11/11/16 - W vs Montana: 30 points, including 14 made free throws, and seven rebounds in a season opening win.
12/3/16 - W vs BYU: 16 points, five rebounds and one block in a neutral floor victory over the Cougars.
1/22/17 - W vs ASU: 29 points, on seven 3-pointers, two assists, one steal and one block in a Trojans win over the Sun Devils, after a loss to Arizona.
1/25/17 - W vs UCLA: 15 points (4 three-pointers), four assists, three steals and two blocks in USC’s upset of UCLA.
3/17/17 - W vs SMU: 22 points, four rebounds, two steals and two blocks to push the Trojans into the Round of 32.
What to look for in 2017-18:
After a strong junior season, there’s no guarantees for Stewart this fall. Even as a senior he has to earn a potential starting spot. He has to earn the right to even get minutes.

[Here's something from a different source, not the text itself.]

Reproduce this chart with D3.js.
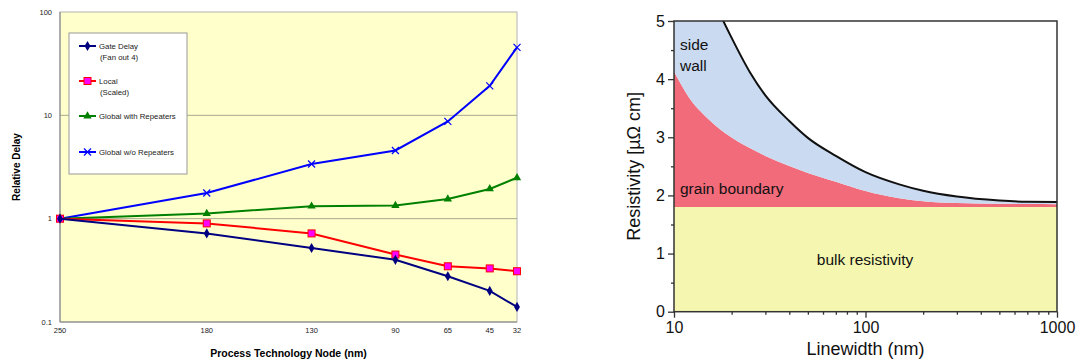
<!DOCTYPE html>
<html>
<head>
<meta charset="utf-8">
<script src="https://cdn.jsdelivr.net/npm/d3@7"></script>
<style>
  body { margin: 0; background: #fff; }
  text { font-family: "Liberation Sans", Arial, sans-serif; }
</style>
</head>
<body>
<div id="chart"></div>
<script>
// left panel: relative delay vs process node
let nodes = [250, 180, 130, 90, 65, 45, 32];
let gateDelay = [1, 0.72, 0.52, 0.40, 0.277, 0.20, 0.14];
let localScaled = [1, 0.9, 0.72, 0.45, 0.346, 0.33, 0.31];
let globalRep = [1, 1.12, 1.32, 1.34, 1.55, 1.94, 2.49];
let globalNoRep = [1, 1.77, 3.38, 4.57, 8.73, 19.3, 45.5];
let delayTicks = [0.1, 1, 10, 100];

// right panel: resistivity vs linewidth (components, stacked)
let widths = [10, 12, 15, 20, 25, 30, 40, 50, 70, 100, 150, 200, 300, 500, 700, 1000];
let bulk = [1.8, 1.8, 1.8, 1.8, 1.8, 1.8, 1.8, 1.8, 1.8, 1.8, 1.8, 1.8, 1.8, 1.8, 1.8, 1.8];
let grainBoundary = [2.33, 1.88, 1.525, 1.195, 1.01, 0.88, 0.707, 0.587, 0.435, 0.275, 0.15, 0.10, 0.068, 0.056, 0.052, 0.05];
let sideWall = [2.9, 2.68, 2.255, 1.715, 1.30, 1.04, 0.773, 0.603, 0.445, 0.325, 0.24, 0.18, 0.112, 0.056, 0.038, 0.038];
let resTicks = [0, 1, 2, 3, 4, 5];
let widthTicks = [10, 100, 1000];

let svg = d3.select("#chart").append("svg")
    .attr("width", 1079)
    .attr("height", 362);

// ---------- left chart ----------
let L = { left: 60, right: 517, top: 12, bottom: 322 };
let xL = d3.scaleLinear().domain([250, 32]).range([L.left, L.right]);
let yL = d3.scaleLog().domain([0.1, 100]).range([L.bottom, L.top]);

let gl = svg.append("g");
gl.append("rect")
    .attr("x", L.left).attr("y", L.top)
    .attr("width", L.right - L.left).attr("height", L.bottom - L.top)
    .attr("fill", "#ffffcc")
    .attr("stroke", "#b4b4b4")
    .attr("stroke-width", 1);

// gridlines at 1 and 10
gl.selectAll(".grid").data([1, 10]).enter().append("line")
    .attr("x1", L.left).attr("x2", L.right)
    .attr("y1", d => yL(d)).attr("y2", d => yL(d))
    .attr("stroke", "#a8a890")
    .attr("stroke-width", 1);

// axes lines
gl.append("line").attr("x1", L.left).attr("x2", L.left).attr("y1", L.top).attr("y2", L.bottom)
    .attr("stroke", "#808080");
gl.append("line").attr("x1", L.left).attr("x2", L.right).attr("y1", L.bottom).attr("y2", L.bottom)
    .attr("stroke", "#808080");

gl.selectAll(".ylab").data(delayTicks).enter().append("text")
    .attr("x", L.left - 8).attr("y", d => yL(d))
    .attr("dy", "0.35em")
    .attr("text-anchor", "end")
    .attr("font-size", "7.5px")
    .attr("fill", "#222")
    .text(d => d);

gl.selectAll(".xlab").data(nodes).enter().append("text")
    .attr("x", d => xL(d)).attr("y", 330)
    .attr("dy", "0.35em")
    .attr("text-anchor", "middle")
    .attr("font-size", "7.5px")
    .attr("fill", "#222")
    .text(d => d);

gl.append("text")
    .attr("x", (L.left + L.right) / 2).attr("y", 357)
    .attr("text-anchor", "middle")
    .attr("font-size", "10.5px").attr("font-weight", "bold")
    .text("Process Technology Node (nm)");

gl.append("text")
    .attr("transform", `translate(20,${(L.top + L.bottom) / 2}) rotate(-90)`)
    .attr("text-anchor", "middle")
    .attr("font-size", "10px").attr("font-weight", "bold")
    .text("Relative Delay");

let seriesL = [
  { name: ["Gate Delay", "(Fan out 4)"], values: gateDelay, color: "#000080", marker: "diamond" },
  { name: ["Local", "(Scaled)"], values: localScaled, color: "#ff0000", marker: "square" },
  { name: ["Global with Repeaters"], values: globalRep, color: "#008000", marker: "triangle" },
  { name: ["Global w/o Repeaters"], values: globalNoRep, color: "#0000ff", marker: "cross" }
];

let lineL = d3.line()
    .x((d, i) => xL(nodes[i]))
    .y(d => yL(d));

function drawMarker(g, s, x, y) {
  if (s.marker === "diamond") {
    g.append("path").attr("d", d3.symbol(d3.symbolDiamond, 30)())
      .attr("transform", `translate(${x},${y})`).attr("fill", s.color);
  } else if (s.marker === "square") {
    g.append("rect").attr("x", x - 3.5).attr("y", y - 3.5).attr("width", 7).attr("height", 7)
      .attr("fill", "#ff00ff").attr("stroke", "#ff0000").attr("stroke-width", 1);
  } else if (s.marker === "triangle") {
    g.append("path").attr("d", d3.symbol(d3.symbolTriangle, 30)())
      .attr("transform", `translate(${x},${y})`).attr("fill", s.color);
  } else {
    g.append("path").attr("d", `M${x - 3.5},${y - 3.5}L${x + 3.5},${y + 3.5}M${x - 3.5},${y + 3.5}L${x + 3.5},${y - 3.5}`)
      .attr("stroke", s.color).attr("stroke-width", 1.2);
  }
}

// draw in reverse so gate delay ends up on top
seriesL.slice().reverse().forEach(s => {
  let g = gl.append("g");
  g.append("path").datum(s.values)
    .attr("d", lineL)
    .attr("fill", "none")
    .attr("stroke", s.color)
    .attr("stroke-width", 2);
  s.values.forEach((v, i) => drawMarker(g, s, xL(nodes[i]), yL(v)));
});

// legend
let lg = gl.append("g");
lg.append("rect")
    .attr("x", 69).attr("y", 33).attr("width", 118).attr("height", 141)
    .attr("fill", "#fff").attr("stroke", "#999");
let legY = [46, 81, 116, 152];
seriesL.forEach((s, i) => {
  let y = legY[i];
  lg.append("line").attr("x1", 79).attr("x2", 96).attr("y1", y).attr("y2", y)
    .attr("stroke", s.color).attr("stroke-width", 2);
  drawMarker(lg, s, 87.5, y);
  s.name.forEach((t, j) => {
    lg.append("text")
      .attr("x", j === 0 ? 99 : 100).attr("y", y + j * 11)
      .attr("dy", "0.35em")
      .attr("font-size", "7.8px")
      .attr("fill", "#222")
      .text(t);
  });
});

// ---------- right chart ----------
let R = { left: 674, right: 1057, top: 21, bottom: 311.7 };
let xR = d3.scaleLog().domain([10, 1000]).range([R.left, R.right]);
let yR = d3.scaleLinear().domain([0, 5]).range([R.bottom, R.top]);

let gr = svg.append("g");
gr.append("clipPath").attr("id", "clipR").append("rect")
    .attr("x", R.left).attr("y", R.top)
    .attr("width", R.right - R.left).attr("height", R.bottom - R.top);

let table = widths.map((w, i) => ({ w: w, bulk: bulk[i], grain: grainBoundary[i], side: sideWall[i] }));
let stack = d3.stack().keys(["bulk", "grain", "side"]);
let layers = stack(table);
let fills = { bulk: "#f5f7b0", grain: "#f26b7b", side: "#cadaf0" };

let area = d3.area()
    .x(d => xR(d.data.w))
    .y0(d => yR(d[0]))
    .y1(d => yR(d[1]))
    .curve(d3.curveMonotoneX);

let plotR = gr.append("g").attr("clip-path", "url(#clipR)");
plotR.selectAll(".layer").data(layers).enter().append("path")
    .attr("d", area)
    .attr("fill", d => fills[d.key]);

let topLine = d3.line()
    .x(d => xR(d.data.w))
    .y(d => yR(d[1]))
    .curve(d3.curveMonotoneX);
plotR.append("path").datum(layers[2])
    .attr("d", topLine)
    .attr("fill", "none")
    .attr("stroke", "#111")
    .attr("stroke-width", 2);

// frame
gr.append("rect")
    .attr("x", R.left).attr("y", R.top)
    .attr("width", R.right - R.left).attr("height", R.bottom - R.top)
    .attr("fill", "none")
    .attr("stroke", "#333")
    .attr("stroke-width", 1.5);

let yAxisR = d3.axisLeft(yR).tickValues(d3.range(0, 5.01, 0.5)).tickSize(6)
    .tickFormat(d => resTicks.includes(d) ? d : "");
let gy = gr.append("g").attr("transform", `translate(${R.left},0)`).call(yAxisR);
gy.select(".domain").remove();
gy.selectAll(".tick line").attr("stroke", "#333").attr("stroke-width", 1.3)
    .attr("x2", d => resTicks.includes(d) ? -6 : -3);
gy.selectAll(".tick text").attr("font-size", "16px").attr("fill", "#111")
    .attr("font-family", "Liberation Sans, Arial, sans-serif").attr("x", -9);

let minorW = [];
[10, 100].forEach(b => { for (let k = 2; k <= 9; k++) minorW.push(b * k); });
let xAxisR = d3.axisBottom(xR).tickValues(widthTicks.concat(minorW)).tickSize(6)
    .tickFormat(d => widthTicks.includes(d) ? d : "");
let gx = gr.append("g").attr("transform", `translate(0,${R.bottom})`).call(xAxisR);
gx.select(".domain").remove();
gx.selectAll(".tick line").attr("stroke", "#333").attr("stroke-width", 1.3)
    .attr("y2", d => widthTicks.includes(d) ? 6 : 3);
gx.selectAll(".tick text").attr("font-size", "16px").attr("fill", "#111")
    .attr("font-family", "Liberation Sans, Arial, sans-serif").attr("y", 10);

gr.append("text")
    .attr("x", (R.left + R.right) / 2).attr("y", 355)
    .attr("text-anchor", "middle")
    .attr("font-size", "18px").attr("fill", "#111")
    .text("Linewidth (nm)");

gr.append("text")
    .attr("transform", `translate(640,${(R.top + R.bottom) / 2}) rotate(-90)`)
    .attr("text-anchor", "middle")
    .attr("font-size", "18px").attr("fill", "#111")
    .text("Resistivity [\u00b5\u03a9 cm]");

// region labels
let regionLabels = [
  { t: "side", x: 680, y: 50, a: "start" },
  { t: "wall", x: 680, y: 71, a: "start" },
  { t: "grain boundary", x: 680, y: 194, a: "start" },
  { t: "bulk resistivity", x: 865, y: 265, a: "middle" }
];
gr.selectAll(".rl").data(regionLabels).enter().append("text")
    .attr("x", d => d.x).attr("y", d => d.y)
    .attr("text-anchor", d => d.a)
    .attr("font-size", "15.5px").attr("fill", "#111")
    .text(d => d.t);
</script>
</body>
</html>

With Jordan McLaughlin the only shoo-in to start in the backcourt, there is only so much playing time to go around. De’Anthony Melton, Jonah Mathews, Shaqquan Aaron, Derryck Thornton, and Charles O’Bannon Jr. are all expecting minutes. Stewart should play next season, but he’ll be under the microscope to bring consistency.
If he can bring senior leadership and experience, he’s valuable no matter what. When Stewart plays with energy, focus and confidence, he takes USC to another level. However, seeing all three at once was few and far between over the past three years. Oftentimes he looked like a player who didn’t want the ball in key situations. Now as a senior, there are no more future seasons. It’ll be interesting to see how his senior status manifests itself on the court, especially with a much deeper rotation.
Either way, his shooting is a huge asset. With so many young and unproven wing players, Stewart’s experience and range will be relied upon is he’s up for it. His biggest focus needs to be consistent effort and focus on defense. With such competition, not being able to hold his own on defense might see him yanked or replaced. But don’t get it twisted, a good Elijah Stewart makes the Trojans much better than most people realize. Having a strong senior year will lead to a subtle uptick in the win column.